All Sectors delivered higher orders and revenue in the second quarter. Revenue increased 7% with growth in all three reporting regions to €17.7 billion ($24.2 billion).
Orders climbed 28% to €20.6 billion ($28.1 billion) on growth across all Sectors and large contract wins, which led to a new high in order intake in the Energy Sector. All regions delivered double-digit order growth, led by the region comprising Europe, the Commonwealth of Independent States, Africa and the Middle East (Europe/CAME) and Asia, Australia.
Within Europe, strong growth in Germany included several large Energy orders. Globally, emerging markets again grew significantly faster than orders overall, at 52%, and accounted for €7.475 billion, or 36%, of total orders for the quarter.
The book-to-bill ratio was 1.17 and the backlog for the sectors totaled €92 billion.
Sectoral and Regional Performance
The company has three operating sectors, Industry, Energy and Healthcare.
Energy orders climbed more than 50% on the strength of a number of large contract wins at Fossil Power Genera-tion, Renewable Energy and Power Transmission. Double-digit order growth in Industry included strong increases at all Divisions. Order growth in Healthcare was solid across its businesses.
All regions delivered double-digit order growth, led by the region comprising Europe, the Commonwealth of Independent States, Africa and the Middle East (Europe/CAME) and Asia, Australia. Within Europe/CAME, strong growth in Germany included several large Energy orders. Globally, emerging markets again grew significantly faster than orders overall, at 52%, and accounted for €7.475 billion, or 36%, of total orders for the quarter.
Income and Expenses
In the second quarter, Total Sectors profit climbed to €3.695 billion, up from €1.849 billion a year earlier. The increase was driven mainly by higher Sector profit at Energy of €2.421 billion. This result was due largely due to a pretax €1.520 billion gain from the sale of the Sector’s 34% share in Areva NP to Areva S.A.
Free cash flow from continuing operations decreased from €1.311 billion in the second quarter a year ago to €354 million in the current quarter. The decline was due primarily to a build-up of net working capital at the Sector level associated with broad-based growth, and also lower billings in excess.
Furthermore, the current period included higher cash outflows in connection with personnel-related expenses comprising the previously disclosed special remuneration for non-management employees.
The estimated underfunding of Siemens’ pension plans as of Mar 31, 2011, amounted to approximately €5.3 billion, compared to an under-funding of approximately €6.1 billion at the end of the first quarter. The improvement in funded status since Dec 31, 2010, is due mainly to a decrease in Siemens’ defined benefit obligation (DBO) resulting from an increase in the discount rate assumption as of Mar 31, 2011.

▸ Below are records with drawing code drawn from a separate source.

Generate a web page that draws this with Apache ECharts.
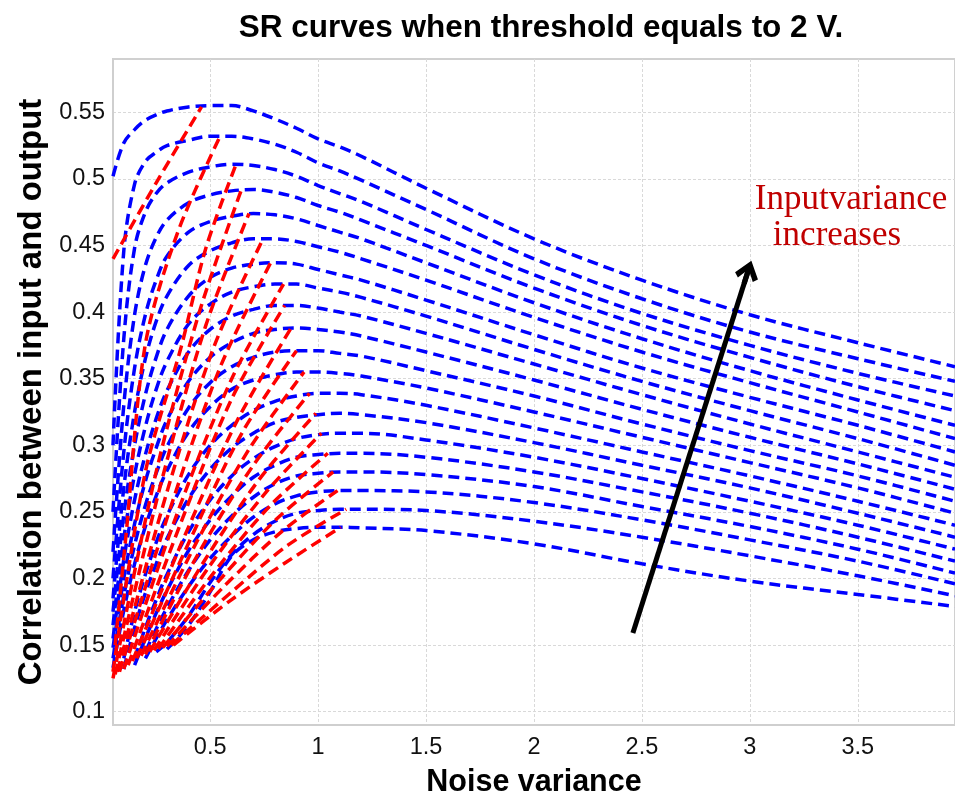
<!DOCTYPE html>
<html>
<head>
<meta charset="utf-8">
<script src="https://cdn.jsdelivr.net/npm/echarts@6/dist/echarts.min.js"></script>
<style>
html,body{margin:0;padding:0;background:#fff;}
#c{width:955px;height:803px;}
</style>
</head>
<body>
<div id="c"></div>
<script>
// ---- Data ----
const xTicks = [0.5, 1, 1.5, 2, 2.5, 3, 3.5];
const yTicks = [0.1, 0.15, 0.2, 0.25, 0.3, 0.35, 0.4, 0.45, 0.5, 0.55];

const noiseGrid = [0.05, 0.1, 0.15, 0.2, 0.25, 0.3, 0.4, 0.5, 0.6, 0.7, 0.8, 0.9, 1.0, 1.1, 1.2, 1.5, 2.0, 2.5, 3.0, 3.5, 3.95];

const blue1  = [0.502, 0.527, 0.537, 0.544, 0.548, 0.551, 0.554, 0.555, 0.555, 0.551, 0.545, 0.538, 0.530, 0.524, 0.517, 0.493, 0.455, 0.424, 0.398, 0.377, 0.359];
const blue2  = [0.300, 0.446, 0.496, 0.513, 0.520, 0.525, 0.529, 0.532, 0.532, 0.530, 0.526, 0.520, 0.512, 0.506, 0.499, 0.477, 0.440, 0.410, 0.385, 0.365, 0.348];
const blue3  = [0.250, 0.380, 0.448, 0.475, 0.489, 0.497, 0.505, 0.509, 0.511, 0.510, 0.507, 0.502, 0.495, 0.489, 0.483, 0.462, 0.428, 0.399, 0.375, 0.354, 0.337];
const blue4  = [0.220, 0.330, 0.398, 0.435, 0.456, 0.469, 0.482, 0.488, 0.491, 0.492, 0.490, 0.486, 0.480, 0.475, 0.469, 0.450, 0.418, 0.390, 0.366, 0.344, 0.326];
const blue5  = [0.200, 0.295, 0.358, 0.398, 0.424, 0.442, 0.460, 0.468, 0.472, 0.474, 0.473, 0.470, 0.465, 0.460, 0.455, 0.437, 0.407, 0.380, 0.356, 0.334, 0.315];
const blue6  = [0.185, 0.268, 0.325, 0.365, 0.393, 0.412, 0.435, 0.446, 0.452, 0.455, 0.455, 0.453, 0.449, 0.445, 0.440, 0.424, 0.396, 0.370, 0.347, 0.325, 0.305];
const blue7  = [0.175, 0.248, 0.300, 0.338, 0.366, 0.387, 0.412, 0.426, 0.433, 0.436, 0.437, 0.436, 0.432, 0.428, 0.424, 0.409, 0.383, 0.358, 0.336, 0.315, 0.295];
const blue8  = [0.165, 0.230, 0.278, 0.314, 0.342, 0.363, 0.391, 0.406, 0.415, 0.419, 0.421, 0.421, 0.418, 0.415, 0.411, 0.397, 0.372, 0.348, 0.326, 0.305, 0.285];
const blue9  = [0.155, 0.214, 0.259, 0.293, 0.320, 0.341, 0.370, 0.387, 0.397, 0.402, 0.405, 0.405, 0.403, 0.400, 0.397, 0.384, 0.361, 0.338, 0.316, 0.295, 0.276];
const blue10 = [0.148, 0.200, 0.241, 0.273, 0.298, 0.319, 0.348, 0.366, 0.377, 0.384, 0.387, 0.388, 0.387, 0.385, 0.382, 0.370, 0.349, 0.327, 0.306, 0.286, 0.267];
const blue11 = [0.140, 0.187, 0.225, 0.255, 0.279, 0.299, 0.328, 0.347, 0.359, 0.366, 0.370, 0.371, 0.371, 0.369, 0.367, 0.356, 0.337, 0.316, 0.296, 0.277, 0.258];
const blue12 = [0.133, 0.176, 0.211, 0.239, 0.262, 0.281, 0.310, 0.329, 0.342, 0.349, 0.353, 0.355, 0.355, 0.354, 0.352, 0.343, 0.325, 0.306, 0.287, 0.268, 0.249];
const blue13 = [null, 0.140, 0.175, 0.203, 0.227, 0.247, 0.278, 0.300, 0.315, 0.326, 0.333, 0.337, 0.339, 0.339, 0.338, 0.330, 0.313, 0.295, 0.277, 0.258, 0.240];
const blue14 = [null, 0.132, 0.163, 0.189, 0.211, 0.230, 0.260, 0.282, 0.298, 0.309, 0.317, 0.321, 0.323, 0.324, 0.323, 0.317, 0.302, 0.285, 0.268, 0.249, 0.231];
const blue15 = [null, null, 0.140, 0.163, 0.184, 0.203, 0.235, 0.259, 0.277, 0.290, 0.299, 0.305, 0.308, 0.309, 0.309, 0.304, 0.291, 0.275, 0.258, 0.240, 0.222];
const blue16 = [null, null, 0.135, 0.155, 0.174, 0.191, 0.221, 0.244, 0.262, 0.276, 0.285, 0.291, 0.293, 0.294, 0.294, 0.291, 0.280, 0.265, 0.249, 0.231, 0.213];
const blue17 = [null, null, null, 0.145, 0.162, 0.178, 0.206, 0.229, 0.247, 0.261, 0.271, 0.277, 0.279, 0.280, 0.280, 0.278, 0.269, 0.254, 0.239, 0.222, 0.204];
const blue18 = [null, null, null, 0.140, 0.155, 0.169, 0.194, 0.215, 0.232, 0.246, 0.256, 0.262, 0.265, 0.266, 0.266, 0.265, 0.257, 0.244, 0.229, 0.213, 0.196];
const blue19 = [null, null, null, null, 0.145, 0.152, 0.172, 0.197, 0.218, 0.233, 0.243, 0.249, 0.251, 0.252, 0.252, 0.251, 0.243, 0.231, 0.217, 0.202, 0.187];
const blue20 = [null, null, null, null, null, 0.147, 0.165, 0.190, 0.217, 0.229, 0.235, 0.2375, 0.2385, 0.2385, 0.238, 0.236, 0.226, 0.211, 0.198, 0.188, 0.179];

const red1  = [[0.05, 0.440], [0.25, 0.497], [0.46, 0.554]];
const red2  = [[0.06, 0.150], [0.11, 0.232], [0.20, 0.376], [0.35, 0.460], [0.546, 0.532]];
const red3  = [[0.05, 0.130], [0.20, 0.280], [0.366, 0.374], [0.48, 0.448], [0.62, 0.511]];
const red4  = [[0.05, 0.125], [0.25, 0.280], [0.45, 0.400], [0.645, 0.492]];
const red5  = [[0.06, 0.128], [0.27, 0.270], [0.48, 0.390], [0.68, 0.474]];
const red6  = [[0.07, 0.130], [0.30, 0.265], [0.52, 0.375], [0.745, 0.455]];
const red7  = [[0.08, 0.130], [0.32, 0.255], [0.55, 0.360], [0.78, 0.437]];
const red8  = [[0.10, 0.132], [0.35, 0.250], [0.60, 0.350], [0.84, 0.421]];
const red9  = [[0.12, 0.135], [0.36, 0.240], [0.60, 0.335], [0.845, 0.405]];
const red10 = [[0.14, 0.138], [0.39, 0.235], [0.63, 0.320], [0.875, 0.388]];
const red11 = [[0.16, 0.140], [0.41, 0.230], [0.65, 0.310], [0.90, 0.371]];
const red12 = [[0.18, 0.142], [0.43, 0.225], [0.68, 0.297], [0.935, 0.355]];
const red13 = [[0.20, 0.143], [0.45, 0.220], [0.70, 0.285], [0.96, 0.339]];
const red14 = [[0.22, 0.145], [0.48, 0.215], [0.73, 0.275], [0.99, 0.324]];
const red15 = [[0.24, 0.146], [0.50, 0.210], [0.76, 0.265], [1.015, 0.309]];
const red16 = [[0.26, 0.147], [0.52, 0.205], [0.78, 0.255], [1.045, 0.294]];
const red17 = [[0.28, 0.148], [0.55, 0.200], [0.81, 0.245], [1.07, 0.280]];
const red18 = [[0.30, 0.149], [0.57, 0.195], [0.83, 0.235], [1.09, 0.266]];
const red19 = [[0.32, 0.150], [0.60, 0.190], [0.86, 0.225], [1.13, 0.252]];
const red20 = [[0.33, 0.150], [0.59, 0.183], [0.85, 0.212], [1.105, 0.2385]];

const arrowTail = [2.458, 0.159];
const arrowHead = [2.990, 0.430];

// ---- Build chart ----
const blueList = [blue1, blue2, blue3, blue4, blue5, blue6, blue7, blue8, blue9, blue10,
                  blue11, blue12, blue13, blue14, blue15, blue16, blue17, blue18, blue19, blue20];
const redList = [red1, red2, red3, red4, red5, red6, red7, red8, red9, red10,
                 red11, red12, red13, red14, red15, red16, red17, red18, red19, red20];

const series = [];
blueList.forEach(function (arr) {
  series.push({
    type: 'line',
    data: noiseGrid.map(function (x, j) { return [x, arr[j]]; }).filter(function (p) { return p[1] !== null; }),
    smooth: 0.35,
    symbol: 'none',
    silent: true,
    z: 2,
    lineStyle: { color: '#0000ff', width: 3.5, type: [11, 6] }
  });
});
redList.forEach(function (arr) {
  series.push({
    type: 'line',
    data: arr,
    smooth: 0.3,
    symbol: 'none',
    silent: true,
    z: 3,
    lineStyle: { color: '#ff0000', width: 3.5, type: [11, 6] }
  });
});
series.push({
  type: 'lines',
  coordinateSystem: 'cartesian2d',
  silent: true,
  z: 5,
  symbol: ['none', 'path://M10,0 L20,12 L16.5,15 L12.2,9.5 L12.2,18 L7.8,18 L7.8,9.5 L3.5,15 L0,12 Z'],
  symbolSize: [26, 24],
  lineStyle: { color: '#000000', width: 5, curveness: 0, opacity: 1 },
  data: [{ coords: [arrowTail, arrowHead] }]
});

const chart = echarts.init(document.getElementById('c'), null, { renderer: 'canvas' });
chart.setOption({
  animation: false,
  backgroundColor: '#ffffff',
  textStyle: { fontFamily: 'Liberation Sans' },
  title: {
    text: 'SR curves when threshold equals to 2 V.',
    left: 536,
    top: 7,
    textAlign: 'center',
    textStyle: { fontFamily: 'Liberation Sans', fontSize: 31.5, fontWeight: 'bold', color: '#000' }
  },
  grid: {
    left: 113, top: 59, right: -2, bottom: 74,
    show: true, borderColor: '#d0d0d0', borderWidth: 2
  },
  xAxis: {
    type: 'value', min: 0.05, max: 3.95,
    name: 'Noise variance', nameLocation: 'middle', nameGap: 42,
    nameTextStyle: { fontFamily: 'Liberation Sans', fontSize: 30.5, fontWeight: 'bold', color: '#000' },
    axisLine: { show: true, lineStyle: { color: '#cfcfcf', width: 2 } },
    axisTick: { show: false, customValues: xTicks },
    axisLabel: { customValues: xTicks, fontSize: 23.5, color: '#111', margin: 11, fontFamily: 'Liberation Sans' },
    splitLine: { show: true, lineStyle: { color: '#d9d9d9', width: 1, type: [3, 2] } }
  },
  yAxis: {
    type: 'value', min: 0.09, max: 0.59,
    name: 'Correlation between input and output', nameLocation: 'middle', nameGap: 64,
    nameTextStyle: { fontFamily: 'Liberation Sans', fontSize: 33, fontWeight: 'bold', color: '#000' },
    axisLine: { show: true, lineStyle: { color: '#cfcfcf', width: 2 } },
    axisTick: { show: false, customValues: yTicks },
    axisLabel: { customValues: yTicks, fontSize: 23.5, color: '#111', margin: 8, fontFamily: 'Liberation Sans' },
    splitLine: { show: true, lineStyle: { color: '#d9d9d9', width: 1, type: [3, 2] } }
  },
  graphic: [
    { type: 'text', x: 851, y: 200, z: 10,
      style: { text: 'Inputvariance', font: '35px "Liberation Serif"', fill: '#c00000', align: 'center', verticalAlign: 'middle' } },
    { type: 'text', x: 837, y: 236, z: 10,
      style: { text: 'increases', font: '35px "Liberation Serif"', fill: '#c00000', align: 'center', verticalAlign: 'middle' } }
  ],
  series: series
});
</script>
</body>
</html>
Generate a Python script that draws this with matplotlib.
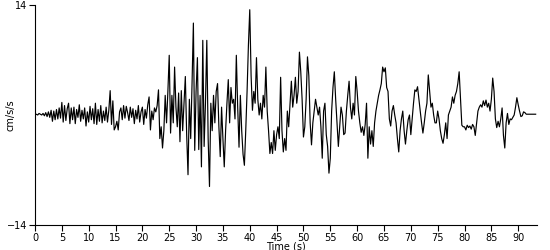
import matplotlib
matplotlib.use("Agg")
import matplotlib.pyplot as plt
import numpy as np

matplotlib.rcParams.update({'font.size': 7, 'font.family': 'DejaVu Sans'})

# acceleration samples (cm/s/s), one every 0.25 s
dt = 0.25
accel = [
    0.0, 0.1, 0.0, 0.2, 0.1, 0.0, 0.2, -0.1,
    0.3, -0.2, 0.4, -0.3,
    0.6, -0.8, 0.5, -0.6,
    0.7, -0.5, 0.9, -0.4,
    1.6, -0.9, 1.2, -0.7,
    0.8, 1.5, -1.1, 0.9,
    -0.6, 1.0, -1.1, 0.7,
    -0.3, 1.3, -0.8, 0.6,
    -0.5, 0.9, -1.4, 0.4,
    -0.9, 1.1, -0.6, 0.8,
    -1.1, 1.5, -1.2, 0.7,
    -0.8, 1.2, -1.0, 0.5,
    -0.7, 1.0, -0.9, 0.6,
    3.1, -1.2, 1.8, -1.9,
    -1.5, -0.8, -1.9, 0.4,
    0.9, -0.6, 1.2, -0.4,
    1.1, 0.3, -0.7, 1.0,
    -0.3, 0.8, -1.1, 0.6,
    -0.5, 1.2, -0.9, 0.4,
    1.0, -1.2, 0.7, -0.4,
    1.3, 2.3, -1.9, 0.5,
    -0.6, 0.9, 0.4, 1.2,
    3.2, -3.0, -1.5, -4.2,
    -2.0, 2.5, -1.0, 3.0,
    7.6, -2.3, 2.5, -1.0,
    6.1, 1.0, -1.5, 2.8,
    -3.4, 3.1, -2.0, 1.5,
    4.9, -2.5, -7.6, 2.0,
    -3.0, 4.0, 11.7, -4.5,
    3.0, 7.3, -4.4, 2.5,
    -6.6, 9.5, -4.0, 1.5,
    9.5, -3.0, -9.1, 1.5,
    -2.0, 2.5, -1.0, 3.0,
    4.0, -1.5, -5.3, 1.0,
    -3.0, -6.6, -2.0, 1.5,
    4.5, -1.0, 3.5, 1.5,
    2.0, -0.5, 7.6, 1.0,
    -4.1, 2.5, -2.0, -5.0,
    -6.4, -2.0, 3.0, 8.9,
    13.4, 5.0, 0.6, 3.0,
    1.5, 7.3, 2.0, 0.0,
    1.5, -0.5, 2.5, 1.0,
    6.1, 0.5, -2.0, -4.9,
    -3.5, -4.9, -2.0, -4.5,
    -2.5, -1.5, -3.0, 4.8,
    -2.0, -4.7, -3.0, -4.5,
    0.5, -1.5, 1.5, 4.3,
    1.0, 2.5, 4.8, 1.5,
    3.0, 8.0, 5.5, 2.0,
    -2.8, -1.5, 2.0, 7.4,
    5.0, -1.0, -3.8, -1.0,
    0.5, 2.0, 1.0, 0.0,
    1.0, -1.5, -5.5, 0.5,
    1.5, -2.5, -4.0, -7.4,
    -5.5, 0.5, 3.5, 5.5,
    2.0, -1.0, -4.0, -1.5,
    1.0, 0.0, -2.5, -2.3,
    0.5, 2.5, 4.3, 1.0,
    -0.5, 1.5, 0.0, 4.9,
    3.0, 0.5, -1.0, -2.2,
    -1.5, -2.6, -1.2, 1.5,
    -5.5, -1.5, -3.7, -2.0,
    -4.0, -1.0, 0.5, 1.5,
    2.5, 3.2, 4.0, 6.1,
    5.5, 6.0, 3.5, 3.0,
    -0.5, -1.4, 0.5, 1.2,
    0.0, -1.0, -3.0, -4.7,
    -2.0, -0.5, 0.5, -2.0,
    -3.7, -2.0, -0.6, 0.0,
    -2.5, -0.5, 1.5, 3.2,
    3.0, 3.6, 2.0, 0.5,
    -1.0, -2.3, -1.0, 0.5,
    1.5, 5.1, 3.0, 1.0,
    1.5, 0.0, -1.0, -1.0,
    0.5, -0.5, -2.0, -3.0,
    -3.6, -2.5, -1.0, -3.0,
    0.0, 0.5, 1.0, 2.3,
    1.5, 2.5, 3.0, 4.0,
    5.5, 2.0, -1.3, -1.5,
    -1.5, -1.9, -1.3, -1.6,
    -1.4, -1.8, -1.2, -1.5,
    -2.6, -1.0, 0.5, 1.0,
    1.3, 1.0, 1.8, 1.2,
    1.9, 1.0, 1.5, 0.5,
    2.0, 4.7, 3.0, -0.5,
    -1.6, -0.8, -1.5, -0.5,
    0.9, -2.6, -4.2, -1.0,
    0.2, -1.2, -0.5, -0.6,
    -0.3, 0.0, 1.0, 2.2,
    1.3, 0.5, -0.2, -0.1,
    0.4, 0.3, 0.1, 0.1,
    0.1, 0.1, 0.1, 0.1,
    0.1, 0.1,
]
time = np.arange(len(accel)) * dt

xticks = list(range(0, 95, 5))
yticks = [-14, 14]

fig = plt.figure(figsize=(5.5, 2.5), dpi=100)
ax = fig.add_axes([35 / 550, 25 / 250, 502 / 550, 220 / 250])
ax.plot(time, accel, color='black', linewidth=0.85)

ax.set_xlim(0, 93.5)
ax.set_ylim(-14, 14)
ax.set_xticks(xticks)
ax.set_yticks(yticks)
ax.spines['top'].set_visible(False)
ax.spines['right'].set_visible(False)
ax.tick_params(axis='both', direction='out', length=4, width=0.8, pad=1.5)
ax.set_xlabel("Time (s)", labelpad=-1)
ax.set_ylabel("cm/s/s")
ax.yaxis.set_label_coords(-0.038, 0.5)

fig.savefig("out.png", dpi=100)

Siemens expects order levels in fiscal 2011 to increase organically from the level in fiscal 2010 with improving market conditions. Strong backlog will support organic revenue growth in fiscal 2011 and income from continuing operations is expected to increase by 25% to 35% year over year, excluding effects of legal and regulatory issues.
Siemens AG is a German industrial conglomerate with interests in information services, automation and controls, medical equipment, power generation, transportation systems, automotive electronics, lighting, and many other areas. With a focus on electronics and electrical engineering, the company is a major multinational with over 405,000 employees in more than 190 countries. ABB Ltd (ABB) is a major competitor.
We currently have a Neutral recommendation on Siemens AG.